The combination of comfort and monitoring in safety protective equipment is crucial for long-term wear and standardizing movement behavior. However, wearable equipment is currently limited in terms of comfort due to its weak flexibility and insufficient liquid management capability. Herein, protective gear based on elastic fiber substrates and flexible sensors is used for real-time analysis of movement behavior and sweat transport in wearable fabrics. The elastic fabric consists of a melt blowing layer of polyolefin elastomer@secondary alkyl sulfate (POE@SAS) microfibers as the outer elastic layer and a combined viscose/polyester (CEL) layer as the inner skin-friendly layer, forming an asymmetric structure. To increase the stability and skin comfort of the two-layer fabric structure, we employed a needle-punching and hydroentangling process to reinforce the elastic fiber substrate, resulting in the final dual-layer CEL/POE@SAS elastic microfiber fabric. Conductive yarns and flexible sensors were embedded into the asymmetric structure of the fabric, enabling real-time monitoring of human motion behavior and liquid transport behavior in the fabric.

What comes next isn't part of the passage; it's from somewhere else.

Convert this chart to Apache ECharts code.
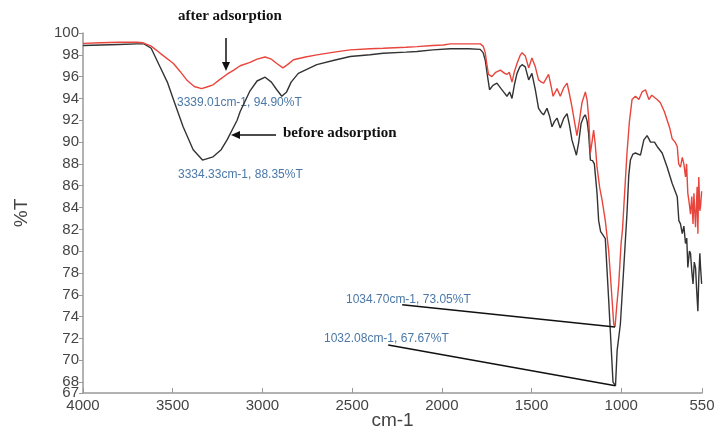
<!DOCTYPE html>
<html><head><meta charset="utf-8">
<script src="https://cdn.jsdelivr.net/npm/echarts@6/dist/echarts.min.js"></script>
<style>html,body{margin:0;padding:0;background:#fff}#c{width:715px;height:428px}</style>
</head><body><div id="c"></div>
<script>
// ---- data ----
const xTicks = [4000, 3500, 3000, 2500, 2000, 1500, 1000, 550];
const yTicks = [68, 70, 72, 74, 76, 78, 80, 82, 84, 86, 88, 90, 92, 94, 96, 98, 100];
const yMinTick = [67];

const beforeWn = [4000,3900,3800,3700,3660,3620,3571,3530,3496,3442,3386,3334,3275,3230,3197,3141,3124,3069,3030,2985,2950,2920,2892,2865,2840,2800,2697,2600,2511,2400,2327,2200,2139,2050,1953,1850,1786,1770,1758,1745,1734,1715,1693,1670,1656,1637,1622,1609,1595,1581,1565,1553,1535,1516,1498,1479,1461,1445,1433,1414,1400,1386,1372,1358,1340,1320,1302,1288,1275,1250,1237,1224,1210,1200,1190,1182,1172,1160,1150,1135,1126,1115,1107,1089,1070,1046,1032.08,1023,1005,986,968,958,949,935,921,893,874,856,846,837,815,800,772,744,716,688,679,670,660,651,642,635,629,620,614,607,600,593,586,580,573,568,562,558,552];
const beforeT = [98.85,98.9,98.95,99.0,99.0,98.6,96.9,95.5,93.9,91.4,89.3,88.35,88.65,89.3,90.2,92.0,92.8,94.7,95.6,95.95,95.5,94.8,94.2,94.6,95.5,96.3,97.1,97.5,97.85,98.0,98.15,98.25,98.3,98.45,98.55,98.55,98.5,98.2,97.5,96.0,94.8,95.2,95.4,94.9,94.6,94.2,94.6,94.0,95.3,96.3,96.9,97.1,96.9,95.7,96.3,94.8,93.1,92.7,92.5,93.1,92.4,91.4,91.9,92.2,91.3,92.2,92.6,91.5,90.2,88.8,90.0,91.7,92.3,92.5,91.9,90.8,88.35,88.3,88.0,85.3,82.8,81.8,81.6,81.15,75.5,68.0,67.67,70.9,73.3,78.5,83.5,87.0,88.35,88.9,89.0,88.8,90.2,90.6,90.3,90.0,90.0,89.6,89.0,87.7,86.2,85.0,82.8,82.5,81.6,82.3,80.7,81.2,78.5,80.0,79.8,78.2,77.0,79.0,78.5,76.5,74.5,77.5,79.8,78.5,77.0];

const afterWn = [4000,3900,3800,3700,3665,3620,3571,3496,3460,3422,3380,3339.01,3310,3275,3240,3199,3160,3124,3069,3030,2985,2950,2920,2886,2860,2827,2760,2697,2600,2511,2400,2327,2200,2139,2050,1992,1953,1850,1786,1770,1758,1748,1740,1721,1700,1674,1650,1637,1624,1609,1595,1581,1565,1553,1535,1516,1498,1479,1461,1445,1433,1405,1392,1380,1358,1340,1320,1302,1290,1275,1260,1247,1233,1219,1200,1190,1182,1172,1163,1154,1145,1135,1120,1107,1089,1070,1051,1042,1034.70,1025,1014,1001,993,986,977,968,955,940,921,902,884,865,846,830,819,800,782,760,744,730,716,700,688,680,670,660,651,642,636,629,622,614,607,600,595,586,577,573,568,562,558,552];
const afterT = [99.05,99.1,99.15,99.15,99.1,98.8,98.16,97.2,96.5,95.7,95.1,94.9,95.05,95.25,95.7,96.2,96.6,97.0,97.3,97.6,97.8,97.6,97.2,96.8,97.1,97.55,97.8,98.0,98.25,98.45,98.55,98.6,98.7,98.75,98.85,98.9,99.0,99.0,99.0,98.8,98.2,97.0,96.2,96.0,96.4,96.6,96.3,96.2,96.4,95.5,96.5,97.2,97.9,98.2,97.9,96.8,97.7,96.9,95.7,95.5,95.4,96.2,95.2,94.2,94.9,94.2,95.0,95.4,94.5,93.25,91.8,90.6,92.0,93.6,94.6,93.8,92.3,89.0,90.0,91.1,89.8,87.7,85.8,84.7,82.8,80.0,75.5,73.3,73.05,75.0,77.0,80.7,82.0,84.0,86.5,89.0,91.8,93.9,94.2,93.9,94.6,94.8,93.9,94.3,94.2,93.9,93.6,92.8,92.0,91.3,90.3,90.0,89.6,88.0,87.7,88.6,88.0,86.8,88.0,85.3,84.5,83.4,85.0,82.5,85.3,82.2,85.9,81.6,86.8,83.7,84.1,85.5];

// peak annotations
const peakLabels = ['3339.01cm-1, 94.90%T', '3334.33cm-1, 88.35%T', '1034.70cm-1, 73.05%T', '1032.08cm-1, 67.67%T'];
const leaderPeaks = [[1034.70, 73.05], [1032.08, 67.67]];
const leaderStarts = [[2221, 75.1], [2299, 71.4]];

// ---- chart ----
const zip = (a, b) => a.map((v, i) => [v, b[i]]);
const blue = '#4a78a8';
const labelFont = { fontFamily: 'Liberation Sans', fontSize: 15, color: '#444' };
const chart = echarts.init(document.getElementById('c'));
chart.setOption({
  animation: false,
  backgroundColor: '#fff',
  grid: { left: 83, right: 13, top: 33, bottom: 35, containLabel: false, outerBoundsMode: 'none' },
  xAxis: {
    type: 'value', inverse: true, min: 550, max: 4000,
    name: 'cm-1', nameLocation: 'middle', nameGap: 18, nameMoveOverlap: false,
    nameTextStyle: { fontFamily: 'Liberation Sans', fontSize: 19, color: '#444', verticalAlign: 'top' },
    axisLine: { lineStyle: { color: '#999', width: 1.5 } },
    axisTick: { inside: true, length: 5, lineStyle: { color: '#999' }, customValues: xTicks },
    axisLabel: Object.assign({ customValues: xTicks, margin: 5, hideOverlap: false, formatter: v => String(v) }, labelFont),
    splitLine: { show: false }
  },
  yAxis: [
    {
      type: 'value', min: 67, max: 100,
      name: '%T', nameLocation: 'middle', nameGap: 52, nameRotate: 90, nameMoveOverlap: false,
      nameTextStyle: { fontFamily: 'Liberation Sans', fontSize: 19, color: '#444' },
      axisLine: { show: true, lineStyle: { color: '#999', width: 1.5 } },
      axisTick: { show: true, length: 4, lineStyle: { color: '#999' }, customValues: yTicks },
      axisLabel: Object.assign({ customValues: yTicks, margin: 4, hideOverlap: false, formatter: v => String(v) }, labelFont),
      splitLine: { show: false }
    },
    {
      type: 'value', min: 67, max: 100, position: 'left',
      axisLine: { show: false },
      axisTick: { show: true, length: 4, lineStyle: { color: '#999' }, customValues: yMinTick },
      axisLabel: Object.assign({ customValues: yMinTick, margin: 4, hideOverlap: false, formatter: v => String(v) }, labelFont),
      splitLine: { show: false }
    }
  ],
  series: [
    {
      type: 'line', name: 'before adsorption', data: zip(beforeWn, beforeT),
      showSymbol: false, symbol: 'none', lineStyle: { color: '#333', width: 1.4 }, z: 3,
      markLine: {
        silent: true, symbol: 'none', label: { show: false },
        lineStyle: { color: '#111', width: 1.5, type: 'solid' },
        data: leaderStarts.map((s, i) => [{ coord: s }, { coord: leaderPeaks[i] }])
      }
    },
    {
      type: 'line', name: 'after adsorption', data: zip(afterWn, afterT),
      showSymbol: false, symbol: 'none', lineStyle: { color: '#e8453c', width: 1.4 }, z: 4
    }
  ],
  graphic: [
    { type: 'text', left: 178, top: 9, style: { text: 'after adsorption', font: 'bold 15px "Liberation Serif"', fill: '#111' } },
    { type: 'line', shape: { x1: 226, y1: 38, x2: 226, y2: 64 }, style: { stroke: '#111', lineWidth: 1.5 } },
    { type: 'polygon', shape: { points: [[222, 62], [230, 62], [226, 71]] }, style: { fill: '#111' } },
    { type: 'text', left: 283, top: 126, style: { text: 'before adsorption', font: 'bold 15px "Liberation Serif"', fill: '#111' } },
    { type: 'line', shape: { x1: 276, y1: 135, x2: 238, y2: 135 }, style: { stroke: '#111', lineWidth: 1.5 } },
    { type: 'polygon', shape: { points: [[240, 131], [240, 139], [231, 135]] }, style: { fill: '#111' } },
    { type: 'text', left: 177, top: 97, style: { text: peakLabels[0], font: '12px "Liberation Sans"', fill: blue } },
    { type: 'text', left: 178, top: 169, style: { text: peakLabels[1], font: '12px "Liberation Sans"', fill: blue } },
    { type: 'text', left: 346, top: 294, style: { text: peakLabels[2], font: '12px "Liberation Sans"', fill: blue } },
    { type: 'text', left: 324, top: 333, style: { text: peakLabels[3], font: '12px "Liberation Sans"', fill: blue } }
  ]
});
</script></body></html>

Based on this, the fiber clusters formed by the needle-punching process provide the fabric with a fracture strength of up to 3.8 MPa, with a fracture elongation of 60%, while also offering a pathway for rapid interlayer liquid transport, achieving an asymmetric transport of liquid index as high as 861.32. Furthermore, the softness of the fabric, enhanced by the hydroentangling process, reached a score of 89.95, validating its suitability as a protective gear for sports applications.